Ad valorem taxes (taxes that are calculated as a percentage of a given value) are more flexible in times of high inflation than specific taxes because they automatically increase with prices. Specific taxes on the other hand lose value and can upset budgets if not adjusted because the purchasing power of money is reduced by inflation. Specific taxes can, be adjusted in response to inflation by passing  legislation.

The proposed NHIS tax appears to be a specific tax. If so, it will continuously lose value with inflation. However, the fact that the value of the tax will not be embed in the principle tax gives it a bit of flexibility. How flexible it will be depend on the level at which adjustment of the tax will be allowed. It can either be at ministerial level, in which case it may be adjusted by statutory instrument signed by the minister, or at NHIMA level, which may be adjustable by Gazette Notice issued by the Director General of the NHIMA. The lower the level at which the adjustment will be allowed, the more flexible the tax can be as the process of adjustment is shorter at lower levels. The disadvantage of tax rate adjustments is tha they are visible and they do not auger well politically.

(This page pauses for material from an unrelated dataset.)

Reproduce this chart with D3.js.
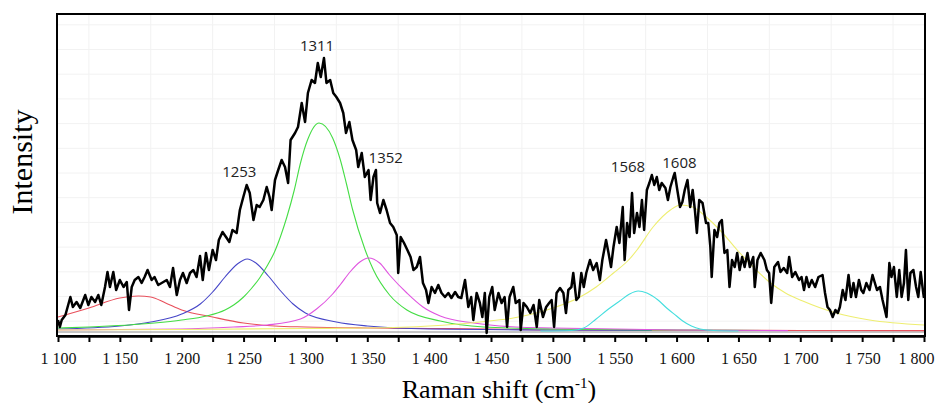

Our conclusion in our evaluation of the proposed new tax is that it may not be adequate to finace the scheme because the tax base (2.4 million) is too narrow to generate the required revenue required to finance a health insurance scheme that must be accessed by 17 million people. Secondly because only 14.1% of the intended beneficiaries of the tax may carry the burden of the tax, it is not a fair tax and will be prone to evasion or avoidance schemes, thus, dificulty or costly to enforce.